Entries taken from a collection

* begin *

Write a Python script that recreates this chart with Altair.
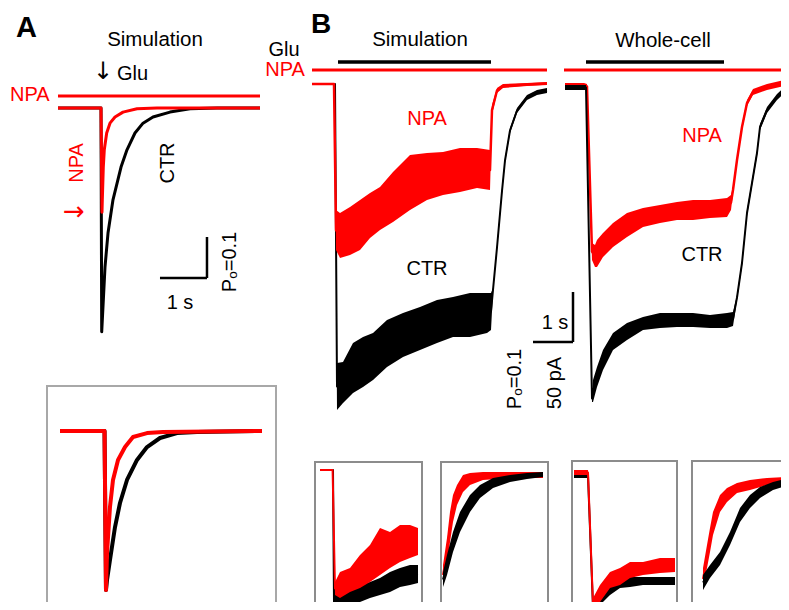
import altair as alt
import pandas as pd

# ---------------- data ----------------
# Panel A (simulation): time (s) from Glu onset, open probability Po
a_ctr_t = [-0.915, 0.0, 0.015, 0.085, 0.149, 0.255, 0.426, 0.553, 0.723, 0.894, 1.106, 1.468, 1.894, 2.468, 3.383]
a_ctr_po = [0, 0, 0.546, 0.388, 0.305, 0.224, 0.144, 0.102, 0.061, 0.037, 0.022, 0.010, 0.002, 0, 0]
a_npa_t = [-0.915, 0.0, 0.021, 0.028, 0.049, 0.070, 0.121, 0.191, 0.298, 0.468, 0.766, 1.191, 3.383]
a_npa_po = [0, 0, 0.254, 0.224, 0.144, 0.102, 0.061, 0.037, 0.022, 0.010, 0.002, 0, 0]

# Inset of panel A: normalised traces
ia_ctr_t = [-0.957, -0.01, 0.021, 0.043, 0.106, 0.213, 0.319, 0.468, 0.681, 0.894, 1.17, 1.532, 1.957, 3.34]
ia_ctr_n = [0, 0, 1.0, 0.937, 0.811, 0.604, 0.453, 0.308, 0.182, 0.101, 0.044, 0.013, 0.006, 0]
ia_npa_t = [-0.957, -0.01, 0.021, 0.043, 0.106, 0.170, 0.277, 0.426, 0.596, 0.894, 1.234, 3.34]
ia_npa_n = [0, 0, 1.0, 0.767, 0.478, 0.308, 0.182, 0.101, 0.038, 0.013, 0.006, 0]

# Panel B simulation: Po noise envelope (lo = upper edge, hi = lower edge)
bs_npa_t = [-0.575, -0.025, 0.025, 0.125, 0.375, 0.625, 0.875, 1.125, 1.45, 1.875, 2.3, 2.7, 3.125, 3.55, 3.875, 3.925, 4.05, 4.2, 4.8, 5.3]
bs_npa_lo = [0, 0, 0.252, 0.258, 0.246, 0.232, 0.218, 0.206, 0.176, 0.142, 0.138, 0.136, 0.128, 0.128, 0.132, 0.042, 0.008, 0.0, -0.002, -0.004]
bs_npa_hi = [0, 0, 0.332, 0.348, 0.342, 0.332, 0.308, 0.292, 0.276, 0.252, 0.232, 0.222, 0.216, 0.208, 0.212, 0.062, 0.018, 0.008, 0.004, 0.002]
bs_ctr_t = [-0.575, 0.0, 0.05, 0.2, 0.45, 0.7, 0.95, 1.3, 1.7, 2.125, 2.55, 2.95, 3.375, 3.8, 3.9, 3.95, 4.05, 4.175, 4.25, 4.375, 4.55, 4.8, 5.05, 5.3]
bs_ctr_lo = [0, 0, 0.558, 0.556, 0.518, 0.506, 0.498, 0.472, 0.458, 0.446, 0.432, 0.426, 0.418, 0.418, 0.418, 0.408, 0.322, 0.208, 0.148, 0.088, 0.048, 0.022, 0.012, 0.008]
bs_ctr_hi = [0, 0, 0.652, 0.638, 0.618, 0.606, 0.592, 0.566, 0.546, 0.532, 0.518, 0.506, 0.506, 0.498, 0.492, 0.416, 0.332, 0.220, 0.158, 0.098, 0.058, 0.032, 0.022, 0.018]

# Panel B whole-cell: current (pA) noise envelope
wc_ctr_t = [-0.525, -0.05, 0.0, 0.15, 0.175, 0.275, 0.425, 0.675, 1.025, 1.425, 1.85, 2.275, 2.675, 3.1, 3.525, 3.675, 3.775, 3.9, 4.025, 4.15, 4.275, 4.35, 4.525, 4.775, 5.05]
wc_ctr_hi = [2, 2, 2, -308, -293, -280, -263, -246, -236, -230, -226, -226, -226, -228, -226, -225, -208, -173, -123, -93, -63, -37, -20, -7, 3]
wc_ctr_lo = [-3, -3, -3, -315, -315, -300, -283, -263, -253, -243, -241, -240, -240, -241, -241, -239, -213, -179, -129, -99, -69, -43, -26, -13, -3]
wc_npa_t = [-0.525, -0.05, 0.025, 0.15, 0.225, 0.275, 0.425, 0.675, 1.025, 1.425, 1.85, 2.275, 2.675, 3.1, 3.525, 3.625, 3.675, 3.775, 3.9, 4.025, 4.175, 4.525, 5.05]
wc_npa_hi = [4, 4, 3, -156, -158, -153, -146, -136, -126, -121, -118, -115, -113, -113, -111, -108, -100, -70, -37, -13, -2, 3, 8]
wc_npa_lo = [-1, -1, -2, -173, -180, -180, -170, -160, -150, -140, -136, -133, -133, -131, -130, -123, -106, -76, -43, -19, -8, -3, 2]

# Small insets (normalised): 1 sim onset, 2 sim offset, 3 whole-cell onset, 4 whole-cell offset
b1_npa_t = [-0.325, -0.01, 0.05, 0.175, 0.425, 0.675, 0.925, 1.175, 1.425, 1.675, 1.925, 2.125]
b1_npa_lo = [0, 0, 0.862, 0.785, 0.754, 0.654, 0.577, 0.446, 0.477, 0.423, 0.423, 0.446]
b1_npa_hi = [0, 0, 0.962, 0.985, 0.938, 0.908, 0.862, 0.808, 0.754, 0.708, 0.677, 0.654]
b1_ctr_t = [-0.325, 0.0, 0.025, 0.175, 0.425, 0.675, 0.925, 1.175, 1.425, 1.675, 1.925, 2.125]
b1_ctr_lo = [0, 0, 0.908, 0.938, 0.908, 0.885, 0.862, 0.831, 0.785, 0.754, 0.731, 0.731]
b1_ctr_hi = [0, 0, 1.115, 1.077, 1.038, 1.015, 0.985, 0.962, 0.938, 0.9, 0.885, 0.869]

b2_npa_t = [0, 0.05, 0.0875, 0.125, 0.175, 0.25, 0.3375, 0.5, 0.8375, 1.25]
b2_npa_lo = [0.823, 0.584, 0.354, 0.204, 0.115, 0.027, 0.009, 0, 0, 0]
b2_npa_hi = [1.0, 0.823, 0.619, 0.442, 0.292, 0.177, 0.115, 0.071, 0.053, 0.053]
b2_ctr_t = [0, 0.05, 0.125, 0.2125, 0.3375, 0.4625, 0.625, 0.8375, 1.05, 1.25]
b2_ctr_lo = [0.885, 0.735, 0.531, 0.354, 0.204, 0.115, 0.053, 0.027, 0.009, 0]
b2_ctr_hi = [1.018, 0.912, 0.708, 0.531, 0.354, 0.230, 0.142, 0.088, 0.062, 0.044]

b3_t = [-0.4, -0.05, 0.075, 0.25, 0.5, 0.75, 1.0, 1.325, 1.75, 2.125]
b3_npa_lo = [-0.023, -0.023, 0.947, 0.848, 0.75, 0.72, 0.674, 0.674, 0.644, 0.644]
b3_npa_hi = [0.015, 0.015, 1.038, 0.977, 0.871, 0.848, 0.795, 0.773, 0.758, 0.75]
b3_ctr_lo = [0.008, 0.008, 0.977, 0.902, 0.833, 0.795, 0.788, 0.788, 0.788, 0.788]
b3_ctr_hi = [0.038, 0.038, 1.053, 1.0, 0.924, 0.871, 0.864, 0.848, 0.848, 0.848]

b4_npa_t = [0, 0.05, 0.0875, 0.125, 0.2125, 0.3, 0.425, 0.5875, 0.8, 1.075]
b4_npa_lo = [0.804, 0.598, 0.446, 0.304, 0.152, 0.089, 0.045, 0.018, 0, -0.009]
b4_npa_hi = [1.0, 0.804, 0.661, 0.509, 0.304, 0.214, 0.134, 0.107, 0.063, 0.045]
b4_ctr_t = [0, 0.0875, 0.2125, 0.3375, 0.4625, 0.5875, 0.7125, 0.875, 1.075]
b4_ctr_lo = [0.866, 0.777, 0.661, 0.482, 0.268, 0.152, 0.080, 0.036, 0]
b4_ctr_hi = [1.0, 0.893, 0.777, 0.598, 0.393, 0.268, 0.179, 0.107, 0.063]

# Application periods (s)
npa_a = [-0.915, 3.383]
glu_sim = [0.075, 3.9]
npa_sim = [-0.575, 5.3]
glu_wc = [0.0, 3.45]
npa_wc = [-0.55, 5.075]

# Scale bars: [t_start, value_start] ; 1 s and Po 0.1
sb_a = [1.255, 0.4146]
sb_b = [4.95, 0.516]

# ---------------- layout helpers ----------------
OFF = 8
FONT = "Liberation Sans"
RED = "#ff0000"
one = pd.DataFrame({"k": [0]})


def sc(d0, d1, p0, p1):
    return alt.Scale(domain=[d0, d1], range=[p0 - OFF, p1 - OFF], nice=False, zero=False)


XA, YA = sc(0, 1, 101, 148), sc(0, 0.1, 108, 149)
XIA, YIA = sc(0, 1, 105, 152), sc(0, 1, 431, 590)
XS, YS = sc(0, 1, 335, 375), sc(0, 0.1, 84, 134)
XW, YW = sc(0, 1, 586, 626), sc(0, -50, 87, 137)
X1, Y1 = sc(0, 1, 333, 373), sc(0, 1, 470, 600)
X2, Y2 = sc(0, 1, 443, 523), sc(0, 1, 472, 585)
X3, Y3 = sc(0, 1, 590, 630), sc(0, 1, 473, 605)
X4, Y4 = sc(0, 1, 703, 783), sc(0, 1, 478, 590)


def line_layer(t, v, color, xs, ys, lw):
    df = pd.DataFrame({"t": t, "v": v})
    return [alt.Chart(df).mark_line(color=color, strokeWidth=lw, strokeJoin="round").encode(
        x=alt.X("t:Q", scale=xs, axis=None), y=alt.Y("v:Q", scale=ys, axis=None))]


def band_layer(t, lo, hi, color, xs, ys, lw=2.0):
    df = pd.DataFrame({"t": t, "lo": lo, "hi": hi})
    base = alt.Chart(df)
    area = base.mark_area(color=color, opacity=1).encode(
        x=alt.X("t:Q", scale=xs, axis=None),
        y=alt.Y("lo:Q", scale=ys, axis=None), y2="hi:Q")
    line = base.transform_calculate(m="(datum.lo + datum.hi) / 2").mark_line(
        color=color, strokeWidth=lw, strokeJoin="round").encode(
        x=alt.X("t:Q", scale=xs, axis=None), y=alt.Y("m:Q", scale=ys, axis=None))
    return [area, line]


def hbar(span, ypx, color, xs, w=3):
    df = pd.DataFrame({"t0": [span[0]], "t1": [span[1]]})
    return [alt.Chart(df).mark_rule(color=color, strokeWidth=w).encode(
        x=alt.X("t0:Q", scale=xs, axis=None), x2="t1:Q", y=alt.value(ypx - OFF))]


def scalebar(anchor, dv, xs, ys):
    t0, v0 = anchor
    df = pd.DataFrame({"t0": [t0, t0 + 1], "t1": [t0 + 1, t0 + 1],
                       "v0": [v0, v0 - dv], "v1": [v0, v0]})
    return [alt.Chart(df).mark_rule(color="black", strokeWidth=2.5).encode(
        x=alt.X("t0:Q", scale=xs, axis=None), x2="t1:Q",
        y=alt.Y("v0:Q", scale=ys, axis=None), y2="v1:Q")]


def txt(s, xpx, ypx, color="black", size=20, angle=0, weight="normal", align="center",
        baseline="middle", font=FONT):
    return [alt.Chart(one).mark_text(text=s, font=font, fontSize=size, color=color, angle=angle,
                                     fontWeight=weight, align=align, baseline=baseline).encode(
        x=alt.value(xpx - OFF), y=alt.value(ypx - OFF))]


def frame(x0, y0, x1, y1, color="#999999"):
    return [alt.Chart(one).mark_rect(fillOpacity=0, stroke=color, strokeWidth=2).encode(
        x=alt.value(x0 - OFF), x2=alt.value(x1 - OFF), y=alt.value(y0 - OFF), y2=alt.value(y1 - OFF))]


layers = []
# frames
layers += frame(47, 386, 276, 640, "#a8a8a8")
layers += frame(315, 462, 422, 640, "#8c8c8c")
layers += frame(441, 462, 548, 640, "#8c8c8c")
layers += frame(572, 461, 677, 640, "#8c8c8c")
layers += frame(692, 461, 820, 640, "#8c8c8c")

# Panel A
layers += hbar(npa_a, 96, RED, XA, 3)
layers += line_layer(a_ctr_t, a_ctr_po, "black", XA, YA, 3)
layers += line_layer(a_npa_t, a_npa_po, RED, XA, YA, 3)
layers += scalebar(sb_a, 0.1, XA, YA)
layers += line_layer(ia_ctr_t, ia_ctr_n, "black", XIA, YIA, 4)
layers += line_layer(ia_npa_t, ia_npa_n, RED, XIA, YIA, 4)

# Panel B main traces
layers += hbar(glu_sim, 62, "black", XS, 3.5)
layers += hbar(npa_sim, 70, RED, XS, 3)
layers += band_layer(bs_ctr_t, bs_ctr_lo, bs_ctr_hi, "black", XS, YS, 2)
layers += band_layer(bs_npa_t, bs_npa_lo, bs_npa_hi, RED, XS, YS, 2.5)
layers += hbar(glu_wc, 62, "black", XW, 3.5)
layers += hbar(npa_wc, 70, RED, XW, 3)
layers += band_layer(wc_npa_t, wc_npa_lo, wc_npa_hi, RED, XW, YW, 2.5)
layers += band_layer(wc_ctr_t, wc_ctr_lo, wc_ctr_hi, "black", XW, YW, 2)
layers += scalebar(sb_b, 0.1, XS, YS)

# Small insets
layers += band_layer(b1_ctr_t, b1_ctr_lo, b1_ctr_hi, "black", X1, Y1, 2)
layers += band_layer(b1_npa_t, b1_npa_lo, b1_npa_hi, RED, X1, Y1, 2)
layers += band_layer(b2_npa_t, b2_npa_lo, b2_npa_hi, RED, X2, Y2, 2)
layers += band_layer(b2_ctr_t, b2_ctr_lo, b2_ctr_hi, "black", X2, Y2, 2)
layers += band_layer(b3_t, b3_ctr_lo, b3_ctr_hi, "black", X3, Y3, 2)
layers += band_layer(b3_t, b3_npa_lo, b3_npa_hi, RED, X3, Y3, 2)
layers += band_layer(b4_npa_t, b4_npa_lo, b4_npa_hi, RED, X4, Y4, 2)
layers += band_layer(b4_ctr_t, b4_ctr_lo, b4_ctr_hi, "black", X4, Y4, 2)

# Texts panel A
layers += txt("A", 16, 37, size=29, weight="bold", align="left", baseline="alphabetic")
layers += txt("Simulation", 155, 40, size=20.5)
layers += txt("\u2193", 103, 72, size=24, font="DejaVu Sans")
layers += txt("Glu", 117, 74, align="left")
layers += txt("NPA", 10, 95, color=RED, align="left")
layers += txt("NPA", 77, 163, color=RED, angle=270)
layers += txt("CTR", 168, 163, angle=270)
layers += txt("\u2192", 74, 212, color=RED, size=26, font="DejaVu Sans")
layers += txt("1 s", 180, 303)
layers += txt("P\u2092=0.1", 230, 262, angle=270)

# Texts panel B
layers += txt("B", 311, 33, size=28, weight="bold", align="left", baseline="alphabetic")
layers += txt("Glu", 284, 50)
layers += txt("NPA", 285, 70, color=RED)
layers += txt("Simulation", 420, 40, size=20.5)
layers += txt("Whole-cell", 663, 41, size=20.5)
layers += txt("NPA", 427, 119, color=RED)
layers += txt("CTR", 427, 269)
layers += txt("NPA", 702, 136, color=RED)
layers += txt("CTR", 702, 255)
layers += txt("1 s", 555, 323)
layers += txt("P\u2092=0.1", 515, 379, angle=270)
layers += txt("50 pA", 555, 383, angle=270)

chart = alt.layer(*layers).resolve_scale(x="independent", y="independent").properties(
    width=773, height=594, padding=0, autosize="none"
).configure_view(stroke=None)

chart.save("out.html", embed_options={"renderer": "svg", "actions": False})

* end *
* begin *

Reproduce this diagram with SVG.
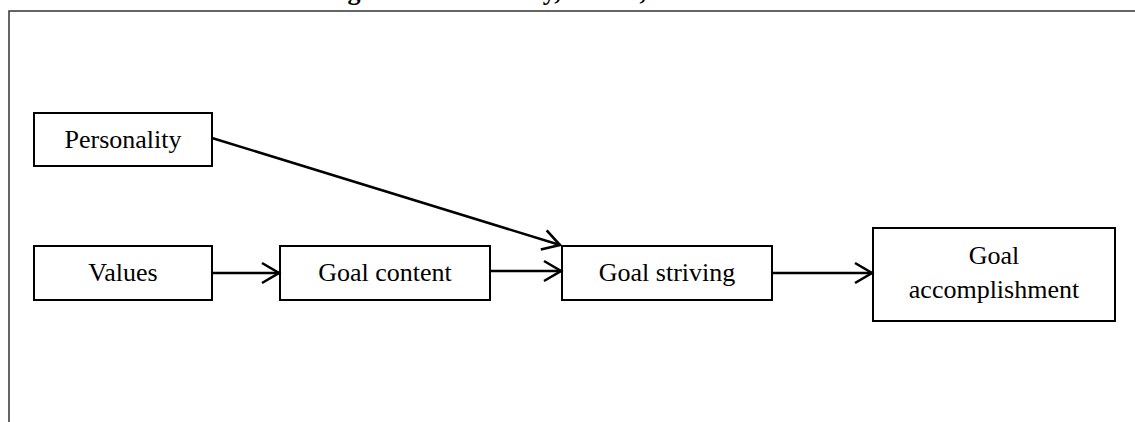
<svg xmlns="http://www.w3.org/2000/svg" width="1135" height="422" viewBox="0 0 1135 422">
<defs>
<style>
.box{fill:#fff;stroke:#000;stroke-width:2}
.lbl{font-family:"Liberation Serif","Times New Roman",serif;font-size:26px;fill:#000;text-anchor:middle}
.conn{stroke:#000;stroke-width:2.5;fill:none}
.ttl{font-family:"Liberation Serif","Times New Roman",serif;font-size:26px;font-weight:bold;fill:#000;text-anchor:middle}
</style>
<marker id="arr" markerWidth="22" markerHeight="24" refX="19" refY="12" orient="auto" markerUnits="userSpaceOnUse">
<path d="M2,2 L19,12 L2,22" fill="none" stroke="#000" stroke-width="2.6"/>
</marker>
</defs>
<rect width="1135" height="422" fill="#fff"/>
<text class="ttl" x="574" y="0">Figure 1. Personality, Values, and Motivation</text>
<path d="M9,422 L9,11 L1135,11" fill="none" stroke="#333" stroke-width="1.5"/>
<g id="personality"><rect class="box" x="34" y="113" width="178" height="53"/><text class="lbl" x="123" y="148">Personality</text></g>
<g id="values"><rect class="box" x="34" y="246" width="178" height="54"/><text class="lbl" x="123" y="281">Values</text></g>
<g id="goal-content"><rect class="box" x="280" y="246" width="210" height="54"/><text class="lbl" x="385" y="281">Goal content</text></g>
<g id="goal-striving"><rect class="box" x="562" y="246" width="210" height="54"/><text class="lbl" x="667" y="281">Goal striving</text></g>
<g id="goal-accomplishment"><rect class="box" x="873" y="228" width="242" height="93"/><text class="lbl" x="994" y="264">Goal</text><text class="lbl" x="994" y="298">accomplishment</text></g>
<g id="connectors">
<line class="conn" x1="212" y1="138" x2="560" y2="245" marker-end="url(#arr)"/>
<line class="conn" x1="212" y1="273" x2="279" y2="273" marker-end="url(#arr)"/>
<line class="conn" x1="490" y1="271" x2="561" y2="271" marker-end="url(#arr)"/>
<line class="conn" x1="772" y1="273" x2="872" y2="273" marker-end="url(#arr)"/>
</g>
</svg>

* end *

_TASK TO COMPLETE:_ Everything from the line that contains "Write a Python" down to the line that contains "0.032, 0.022, 0.018]" should be written out exactly, end lines too, minus the pictures.

_FINAL RESULT:_
Write a Python script that recreates this chart with Altair.
import altair as alt
import pandas as pd

# ---------------- data ----------------
# Panel A (simulation): time (s) from Glu onset, open probability Po
a_ctr_t = [-0.915, 0.0, 0.015, 0.085, 0.149, 0.255, 0.426, 0.553, 0.723, 0.894, 1.106, 1.468, 1.894, 2.468, 3.383]
a_ctr_po = [0, 0, 0.546, 0.388, 0.305, 0.224, 0.144, 0.102, 0.061, 0.037, 0.022, 0.010, 0.002, 0, 0]
a_npa_t = [-0.915, 0.0, 0.021, 0.028, 0.049, 0.070, 0.121, 0.191, 0.298, 0.468, 0.766, 1.191, 3.383]
a_npa_po = [0, 0, 0.254, 0.224, 0.144, 0.102, 0.061, 0.037, 0.022, 0.010, 0.002, 0, 0]

# Inset of panel A: normalised traces
ia_ctr_t = [-0.957, -0.01, 0.021, 0.043, 0.106, 0.213, 0.319, 0.468, 0.681, 0.894, 1.17, 1.532, 1.957, 3.34]
ia_ctr_n = [0, 0, 1.0, 0.937, 0.811, 0.604, 0.453, 0.308, 0.182, 0.101, 0.044, 0.013, 0.006, 0]
ia_npa_t = [-0.957, -0.01, 0.021, 0.043, 0.106, 0.170, 0.277, 0.426, 0.596, 0.894, 1.234, 3.34]
ia_npa_n = [0, 0, 1.0, 0.767, 0.478, 0.308, 0.182, 0.101, 0.038, 0.013, 0.006, 0]

# Panel B simulation: Po noise envelope (lo = upper edge, hi = lower edge)
bs_npa_t = [-0.575, -0.025, 0.025, 0.125, 0.375, 0.625, 0.875, 1.125, 1.45, 1.875, 2.3, 2.7, 3.125, 3.55, 3.875, 3.925, 4.05, 4.2, 4.8, 5.3]
bs_npa_lo = [0, 0, 0.252, 0.258, 0.246, 0.232, 0.218, 0.206, 0.176, 0.142, 0.138, 0.136, 0.128, 0.128, 0.132, 0.042, 0.008, 0.0, -0.002, -0.004]
bs_npa_hi = [0, 0, 0.332, 0.348, 0.342, 0.332, 0.308, 0.292, 0.276, 0.252, 0.232, 0.222, 0.216, 0.208, 0.212, 0.062, 0.018, 0.008, 0.004, 0.002]
bs_ctr_t = [-0.575, 0.0, 0.05, 0.2, 0.45, 0.7, 0.95, 1.3, 1.7, 2.125, 2.55, 2.95, 3.375, 3.8, 3.9, 3.95, 4.05, 4.175, 4.25, 4.375, 4.55, 4.8, 5.05, 5.3]
bs_ctr_lo = [0, 0, 0.558, 0.556, 0.518, 0.506, 0.498, 0.472, 0.458, 0.446, 0.432, 0.426, 0.418, 0.418, 0.418, 0.408, 0.322, 0.208, 0.148, 0.088, 0.048, 0.022, 0.012, 0.008]
bs_ctr_hi = [0, 0, 0.652, 0.638, 0.618, 0.606, 0.592, 0.566, 0.546, 0.532, 0.518, 0.506, 0.506, 0.498, 0.492, 0.416, 0.332, 0.220, 0.158, 0.098, 0.058, 0.032, 0.022, 0.018]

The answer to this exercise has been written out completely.